A: Our Remainder Calculator is designed for integer division. If you enter a decimal number, it will typically be truncated (the decimal part removed) to the nearest whole number before the calculation. For precise results, always use integers for both the dividend and the divisor.
Q: Why is the remainder sometimes 0?
A: A remainder of 0 means that the dividend is perfectly divisible by the divisor. In other words, the divisor fits into the dividend an exact whole number of times with nothing left over. This is a key concept in understanding divisibility rules.
Q: How is this Remainder Calculator useful in programming?
A: In programming, the modulo operator (`%`) is used extensively to find remainders. It's crucial for tasks like determining if a number is even or odd (`number % 2`), creating cyclic behaviors (e.g., `index % array_length`), hashing algorithms, and generating patterns. This Remainder Calculator helps verify these operations.
Q: Can I use this Remainder Calculator for very large numbers?
A: Yes, our Remainder Calculator can handle large integer inputs, limited only by the maximum integer size supported by JavaScript's number type (which is quite large, up to 2^53 - 1 for safe integers). For extremely large numbers beyond this, specialized big integer libraries would be needed, but for most practical purposes, it's sufficient.
Q: What is the Euclidean algorithm, and how does it relate to the Remainder Calculator?
A: The Euclidean algorithm is an efficient method for computing the greatest common divisor (GCD) of two integers. It repeatedly uses the remainder operation. The GCD of two numbers is the last non-zero remainder in a sequence of divisions. While our Remainder Calculator doesn't directly implement the Euclidean algorithm, it provides the fundamental remainder calculation that the algorithm relies upon.
Q: Is there a real-world scenario where a negative remainder is useful?

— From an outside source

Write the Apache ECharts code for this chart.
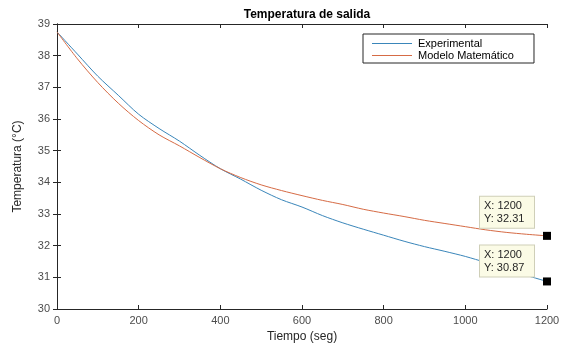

A: While standard math defines remainders as non-negative, some applications, particularly in computer science, might use a "signed remainder" where the sign matches the dividend. For example, in certain cryptographic contexts or when dealing with periodic functions where negative values have meaning, a signed remainder might be preferred. However, our Remainder Calculator provides the standard non-negative remainder.